Es julio de 2001

Es julio de 2001 y un Oh là là con acento chicha flota en el París de principios de siglo. Desde las maisons y appartements que flanquean el Sena se escapa la dulce melodía de La vie en rose, que, decidida a dejar su huella en cada extranjero, baja hasta donde estamos nosotros y acampa en nuestros tímpanos y cerebros con una clara vocación de okupa. Tal es su insistencia, que al quincuagésimo quand il me prend dans ses bras acabamos por olvidar el Teide y a nuestras madres, y en cuestión de segundos ya estamos pronunciando gárgaras y jurando por el Arc de Triomphe. Una especie de súbito bienestar se apodera de todos los presentes, tanto de los políticos y técnicos del Ayuntamiento de Santa Cruz, como de los periodistas que los acompañamos.

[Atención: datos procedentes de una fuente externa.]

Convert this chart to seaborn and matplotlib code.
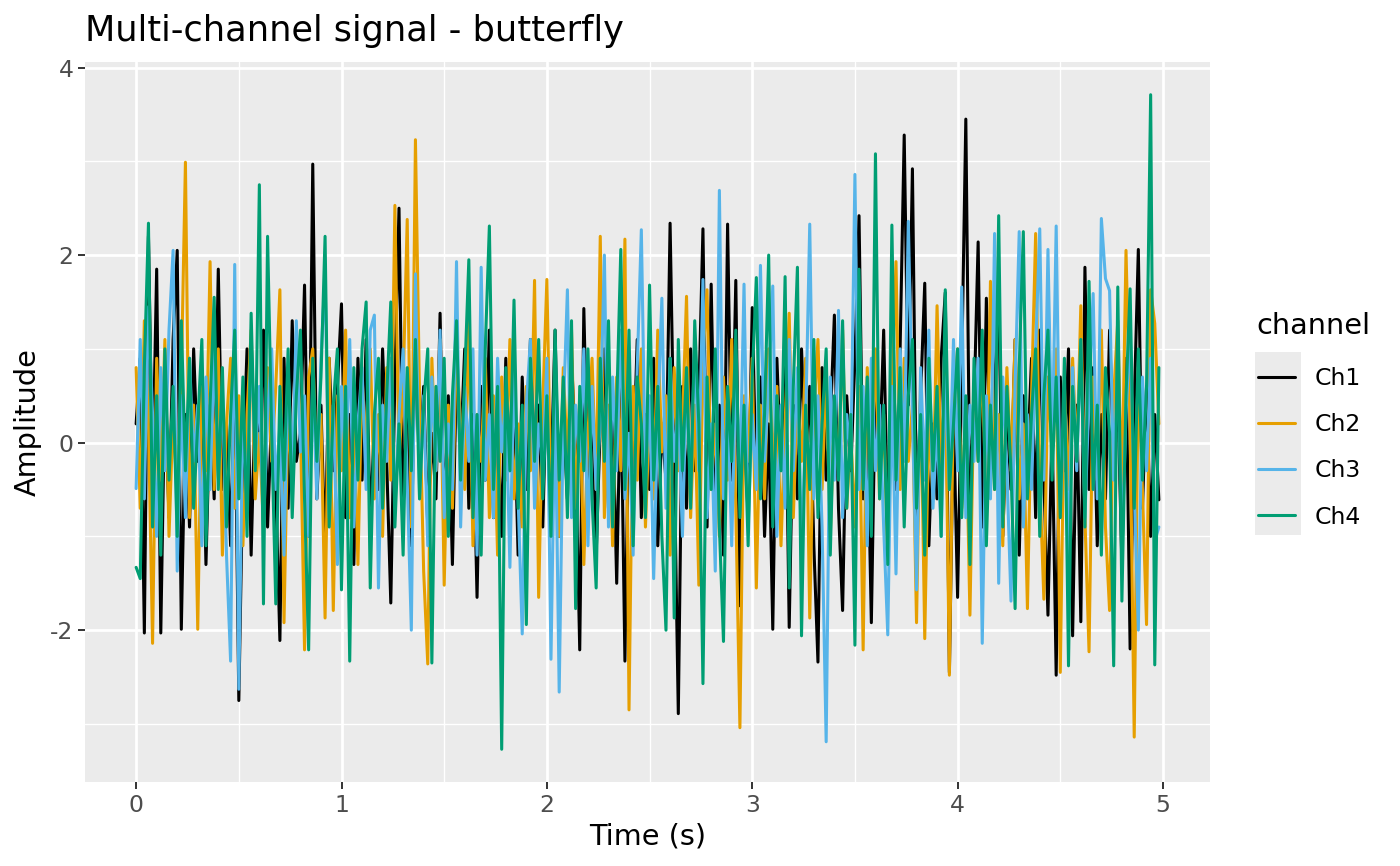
import numpy as np
import pandas as pd
import seaborn as sns
import matplotlib
matplotlib.use("Agg")
import matplotlib.pyplot as plt
from matplotlib.patches import Rectangle

# values, 50 samples per second
sample_rate = 50
channels = ["Ch1", "Ch2", "Ch3", "Ch4"]
colors = {"Ch1": "#000000", "Ch2": "#E69F00", "Ch3": "#56B4E9", "Ch4": "#009E73"}

ch1 = [
    0.2, 0.9, -2.03, 2.2, -0.4, 1.85, -2.03, 0.6, -0.8, 1.1, 2.05, -1.99, 0.3, -0.9, 1.0, -0.2, 0.7, -1.3, 0.4, -0.6, 1.85, -0.5, 0.2, -1.1, 0.8,
    -2.75, -0.3, 1.0, -1.2, 0.5, -0.1, 1.2, -0.9, 0.3, -0.5, -2.11, 0.9, -0.7, 1.3, -0.2, 0.1, 1.68, -1.0, 2.97, -0.6, 0.4, -1.2, 0.9, -0.3, 0.6,
    1.48, -0.8, 0.3, -1.3, 0.9, -0.4, 1.1, -0.9, 0.2, -0.5, 1.0, -0.2, -1.71, 0.7, 2.5, -0.7, 0.4, -1.1, 1.2, -0.3, 0.6, -0.9, 0.1, -0.6, 1.38,
    -0.9, 0.5, -1.3, 0.8, -0.1, 1.0, -0.7, 0.3, -1.65, 0.6, -0.4, 1.2, -0.8, 0.2, -1.0, 0.9, -0.3, 0.5, -1.2, 0.7, -0.5, 1.1, -0.2, 0.4, -0.9,
    0.8, -0.4, 1.2, -1.0, 0.3, -0.6, 0.9, -0.1, -2.21, 1.43, -0.5, 0.6, -1.2, 0.2, 1.0, -0.7, 0.4, -1.5, 0.7, -2.33, 0.5, -0.3, 1.1, -0.8, 0.3,
    -0.5, 0.9, -1.1, 0.2, -0.4, 2.34, -0.2, -2.89, 0.6, -0.7, 1.0, -0.3, 0.5, 2.28, -0.9, 1.69, -0.6, 0.4, -1.2, 2.33, -0.4, 1.73, -1.74, 0.3, -0.8,
    1.44, -0.5, 0.7, -1.0, 0.2, -1.99, 0.9, -0.3, 1.1, -1.97, 0.4, -0.6, 1.0, -0.2, 0.6, -1.1, -2.34, 0.8, -0.4, 0.2, 1.36, -0.7, -1.79, 0.5, -0.3,
    0.9, 2.42, -0.6, 0.3, -1.92, 0.7, -0.2, 1.2, -0.9, 0.4, -0.5, 1.0, 3.28, 0.4, 2.92, -0.8, 0.5, 1.7, -1.1, 0.2, -0.6, 0.9, 1.6, -2.45, 0.3,
    -1.65, 0.8, 3.45, -0.7, 0.4, 2.14, -0.9, 1.54, -0.3, 0.6, 1.59, -1.0, 0.3, -0.5, 1.1, -1.2, 0.5, -0.2, 0.9, -0.8, 1.2, -0.4, -1.84, 0.2, -2.48,
    0.7, -0.3, 1.0, -2.06, 0.4, -1.91, 1.87, -0.5, 0.8, -1.1, 0.3, -0.6, 1.2, -0.2, 0.5, -1.3, 0.9, -2.2, 0.4, 2.06, -0.7, 0.6, -1.0, 0.3, -0.61,
]
ch2 = [
    0.8, -0.7, 1.3, 0.2, -2.14, 0.9, -0.4, 1.1, -1.0, 0.3, -0.6, 0.7, 2.99, -0.8, 0.4, -1.99, 0.6, -0.3, 1.93, -0.5, 1.0, -1.2, 0.2, 0.9, -0.7,
    0.5, -1.1, 0.3, 1.2, -0.6, 0.1, -0.9, 0.8, -0.2, 0.6, 1.63, -1.92, 0.4, -0.5, 1.1, 0.2, -2.21, 0.7, 1.0, -0.4, 0.3, -1.87, 0.9, -1.79, 0.5,
    -0.3, 1.2, -0.8, 0.4, -1.3, 0.7, -0.1, 1.0, -0.6, 0.3, -1.0, 0.8, -0.4, 2.53, -0.2, 0.6, 2.38, -0.9, 3.23, 0.5, -1.37, -2.36, 0.9, -0.3, 1.1,
    -1.52, 0.4, -0.7, 1.0, 0.2, -0.5, 1.3, -1.1, 0.3, -0.2, 0.9, -0.8, 0.5, -1.2, 0.7, -0.4, 1.1, -0.6, 0.2, -0.9, 0.6, -0.3, 1.73, -1.65, 0.4,
    1.74, -0.6, 0.3, -1.0, 0.8, -0.2, 1.2, -0.7, 0.5, -1.3, 0.1, 0.9, -0.5, 2.2, -0.8, 0.4, -1.1, 0.7, -0.3, 2.17, -2.85, 0.6, -0.4, 1.0, -0.9,
    0.3, -0.6, 1.2, -0.1, 0.5, -1.2, 0.8, -0.3, 0.2, 1.56, -0.8, 0.4, -1.52, 0.9, 1.63, -0.5, 0.2, -1.0, 0.7, -0.4, 1.1, -0.7, -3.04, 0.5, -0.2,
    0.9, -1.55, 0.4, -0.6, 1.0, -0.3, 0.6, -1.1, 0.2, 1.38, -0.8, 0.5, -0.2, 0.9, -1.87, 0.3, 1.1, -0.5, 0.7, -1.0, 0.4, -0.3, 1.2, -0.7, 0.1,
    -0.9, 0.6, -2.21, 0.8, -0.4, 1.0, -0.6, 0.3, -1.2, 0.5, 1.93, -0.5, 0.9, -0.2, 0.4, -1.92, 0.7, -2.09, 0.3, -0.6, 1.46, -0.3, 0.8, -2.48, 0.5,
    1.0, -0.7, 0.4, -1.84, 0.6, -0.2, 0.9, -0.8, 1.72, -0.5, 0.3, -1.1, 0.8, -0.3, 1.1, -0.6, 0.2, -1.77, 0.5, 2.23, -0.4, -1.67, 0.7, -0.1, 1.0,
    -2.45, 0.6, -0.5, 0.9, -0.2, 1.46, -0.8, -2.23, 0.7, -0.4, 1.2, -0.9, -1.79, 0.5, 1.3, -0.6, 2.05, 0.2, -3.14, 0.8, -0.5, -1.94, 1.63, 1.27, 0.2,
]
ch3 = [
    -0.49, 1.1, -0.6, 1.45, 0.3, -1.0, 0.8, -0.3, 1.2, 2.05, -1.37, 0.5, -0.8, 0.9, -0.2, 0.4, -1.1, 0.7, -0.5, 1.0, -0.3, 0.6, -1.2, -2.33, 1.9,
    -2.63, 0.4, -0.7, 1.1, -0.2, 0.6, -0.9, 0.3, 1.0, -0.5, 0.2, -1.2, 0.8, -0.4, 1.3, -0.1, 0.5, -1.0, 0.7, -0.6, 0.9, 1.8, -0.8, 0.4, -1.3,
    0.6, -0.3, 1.1, -0.9, 0.2, 0.8, -0.5, 1.2, 1.36, -1.55, 0.4, -0.2, 0.9, -0.7, 0.3, 1.0, -0.4, -2.0, 1.8, -0.6, 0.5, -1.1, 0.7, -0.3, 1.2,
    -0.8, 0.2, -0.5, 1.93, -0.9, 0.6, -0.2, 1.0, -1.2, 1.87, -0.4, 0.3, -0.8, 0.9, -0.1, 0.5, -1.33, 0.8, -0.6, -2.04, 0.4, 1.1, -0.7, 0.2, -0.3,
    0.9, -2.31, 0.5, -2.66, 0.3, 1.63, -0.8, 0.4, -0.2, 1.0, -1.1, 0.6, -0.5, 0.2, 2.0, -0.9, 0.7, -0.3, 1.2, -0.6, 0.1, -1.2, 0.8, 2.27, -0.4,
    0.5, -1.45, 0.3, 1.54, -0.7, 0.9, -0.2, 0.4, -1.0, 0.7, -0.5, 1.1, -0.3, 1.74, -0.8, 0.2, -1.37, 2.69, -0.6, 0.5, -1.1, 0.8, -0.4, 1.69, -0.9,
    0.3, -0.5, 1.89, -0.2, 0.6, 1.67, -1.0, 0.4, -0.7, 1.1, -0.3, 0.8, -1.2, 0.2, 2.33, -0.6, 0.5, -0.9, -3.19, 0.7, -0.4, 1.41, -0.8, 0.3, -0.2,
    2.86, -0.5, 0.6, -1.1, 0.9, -0.3, 0.4, -0.9, -2.05, 0.6, -1.4, 1.0, -0.2, 2.36, 0.3, -1.57, 0.8, -0.4, 1.2, -0.7, 0.2, -1.0, 0.7, -0.5, 1.1,
    -0.3, 1.66, -0.8, 0.4, -0.2, 0.9, -2.14, 0.5, -0.6, 2.23, -1.5, 0.7, -0.3, -1.69, 0.6, 2.25, -0.9, 0.3, -0.5, 1.0, 2.28, -0.4, 2.06, -0.2, 2.31,
    -0.7, 0.4, -1.2, 0.8, -0.3, 1.1, -0.8, 0.5, 1.59, -0.6, 2.39, 1.75, 1.62, -0.4, 0.9, -1.1, 0.3, 1.2, -0.5, -2.0, 0.7, -0.3, 0.9, -1.05, -0.9,
]
ch4 = [
    -1.33, -1.45, 0.8, 2.34, -0.9, 0.5, -1.2, 1.0, -0.4, 0.6, -1.0, 1.3, -0.3, 0.9, -0.7, 0.2, 1.1, -1.1, 0.4, 1.55, -0.5, 0.8, -0.9, 0.3, 1.2,
    -0.6, 0.7, -1.0, 1.38, -0.3, 2.75, -1.72, 2.2, 0.1, -1.72, 0.6, -0.4, 1.0, -0.8, 0.5, 1.2, -0.6, -2.21, 0.9, -0.2, 0.7, 2.2, -0.9, 0.4, 1.0,
    -1.57, 0.6, -2.33, 0.8, -0.4, 1.0, 1.5, -1.55, 0.3, 0.9, -0.7, 0.5, 1.5, -0.9, 0.2, -1.2, 0.8, -0.3, 1.1, -0.6, 0.4, 1.0, -2.35, 0.6, -0.2,
    0.9, -1.0, 0.5, 1.3, -0.4, 0.7, 1.95, -0.8, 0.3, -1.2, 1.0, 2.31, -0.5, 0.6, -3.27, 0.8, -0.3, 1.52, -0.7, 0.4, -1.94, 0.9, -0.2, 1.1, -0.6,
    0.5, -1.0, 1.2, -0.4, 0.7, -0.8, 1.3, -1.77, 0.6, -0.3, 1.0, -0.6, -1.55, 0.9, -0.2, 1.3, -0.9, 0.4, 2.06, -0.5, 1.2, -1.1, 0.7, 0.2, -0.8,
    1.68, -0.4, 0.6, -1.0, -2.0, 0.9, -1.87, 1.1, -0.3, 0.8, -0.7, 1.3, 0.2, -2.57, 0.7, -0.5, 1.0, -0.9, -2.12, 0.6, -0.2, 1.2, -0.8, 0.4, -1.1,
    0.7, 1.76, -0.6, 0.3, 2.0, -0.9, 0.5, -0.3, 1.77, -1.55, 0.6, 1.87, -2.06, 0.4, -0.5, 1.1, -0.8, 0.2, 1.0, -1.2, 0.5, -0.4, 1.3, -0.7, 0.3,
    -2.16, 1.85, -0.5, 0.7, -1.0, 3.08, -0.6, 0.4, -1.3, 2.32, -0.4, 0.8, -0.9, 0.5, 1.1, -0.7, 0.3, -1.2, 0.9, -0.3, 0.6, -1.0, 1.63, -0.5, 0.2,
    1.0, -0.8, 0.5, -1.3, 0.9, -0.2, 1.2, -1.1, 0.4, -0.5, 2.42, -0.9, 0.6, -0.3, -1.77, 0.8, 2.25, -0.6, 0.3, 1.0, -1.0, 0.5, 1.2, -0.4, 0.7,
    -0.8, 0.9, -2.38, 0.6, -0.2, 1.1, -0.9, 1.72, -0.5, 0.4, -1.2, 0.8, 0.1, -2.38, 1.66, -1.69, 0.5, 1.64, -0.7, 1.0, -0.4, 0.6, 3.71, -2.37, 0.8,
]

x_ticks = [0, 1, 2, 3, 4, 5]
x_minor = [0.5, 1.5, 2.5, 3.5, 4.5]
y_ticks = [-2, 0, 2, 4]
y_minor = [-3, -1, 1, 3]

time_s = np.arange(len(ch1)) / sample_rate
df = pd.DataFrame({
    "time": np.tile(time_s, len(channels)),
    "amplitude": ch1 + ch2 + ch3 + ch4,
    "channel": np.repeat(channels, len(ch1)),
})

sns.set_style("darkgrid", {"axes.facecolor": "#EBEBEB", "grid.color": "white"})
plt.rcParams["font.family"] = ["DejaVu Sans"]
plt.rcParams["axes.unicode_minus"] = False

fig = plt.figure(figsize=(14, 8.66), dpi=100)
ax = fig.add_axes([85 / 1400, 1 - 782 / 866, 1125 / 1400, 720 / 866])

sns.lineplot(data=df, x="time", y="amplitude", hue="channel", palette=colors,
             estimator=None, sort=False, linewidth=2.2, ax=ax)
ax.margins(x=0.05, y=0.05)

ax.set_xticks(x_ticks)
ax.set_xticks(x_minor, minor=True)
ax.set_yticks(y_ticks)
ax.set_yticks(y_minor, minor=True)
ax.grid(which="major", color="white", linewidth=2.0)
ax.grid(which="minor", color="white", linewidth=1.0)
ax.tick_params(which="major", bottom=True, left=True, length=5.3, width=1.4,
               color="#333333", labelsize=16.9, labelcolor="#4D4D4D", pad=3)
ax.tick_params(which="minor", length=0)
for s in ax.spines.values():
    s.set_visible(False)

ax.set_xlabel("Time (s)", fontsize=20.7, color="black")
ax.set_ylabel("Amplitude", fontsize=20.7, color="black")
ax.xaxis.set_label_coords(0.5, -0.056)
ax.yaxis.set_label_coords(-0.038, 0.5)

fig.text(85 / 1400, 1 - 41 / 866, "Multi-channel signal - butterfly",
         fontsize=25.3, color="black", ha="left", va="baseline")

# legend: title as its own text, keys on a grey panel like ggplot
fig.text(1256 / 1400, 1 - 334 / 866, "channel", fontsize=20.7,
         color="black", ha="left", va="baseline")
handles, labels = ax.get_legend_handles_labels()
ax.get_legend().remove()
leg = fig.legend(handles, labels, loc="upper left",
                 bbox_to_anchor=(1258 / 1400, 1 - 367 / 866), frameon=False,
                 fontsize=16.9, handlelength=1.57, handletextpad=0.85,
                 labelspacing=0.99, borderpad=0, borderaxespad=0)
for line in leg.get_lines():
    line.set_linewidth(2.2)
for txt in leg.get_texts():
    txt.set_color("black")

fig.add_artist(Rectangle((1255 / 1400, 1 - 535 / 866), 46 / 1400, 183 / 866,
                         transform=fig.transFigure, facecolor="#EBEBEB",
                         edgecolor="none", zorder=0))

fig.savefig("out.png", dpi=100)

Ahora todo parece mejor. Todo está en su sitio. Los croissants adornan las cafeterías, la Tour Eiffel mantiene el tipo, los bateaux mouches construyen estelas y, encima, no hay nubes en el cielo. Pero, sobre todo, aquí estamos, para escuchar cómo va el proyecto de la playa de Las Teresitas de la boca de su autor, Dominique Perrault. Dominique Perrault se ha levantado esta mañana pensando en los canarios que en unas horas van a hacerle una visita a su estudio de arquitectura. Con un café au lait en una mano y Le Nouvel Observateur en la otra, repasa mentalmente cuánto le ha costado perfilar la nueva playa chicharrera. Cuántas reuniones, cuánto tiempo, cuántos viajes a Santa Cruz, cuántas entrevistas, cuántos problemas, cuántas llamadas internacionales. Pero ahí está. A punto de terminar el plan director de un proyecto del que luego presumirá en foros y exposiciones. Dominique Perrault nos recibe vestido de negro y nos pasea por su estudio, lleno de gente y maquetas. Comenta esto y lo otro, nos presenta a algún que otro pupilo español y, finalmente, nos sentamos en una mesa y empieza a hablar de Las Teresitas. Él lo tiene claro: “Las Teguesitas segá la mejog playaaaa ugbana del mundo”. Y todos sonreímos.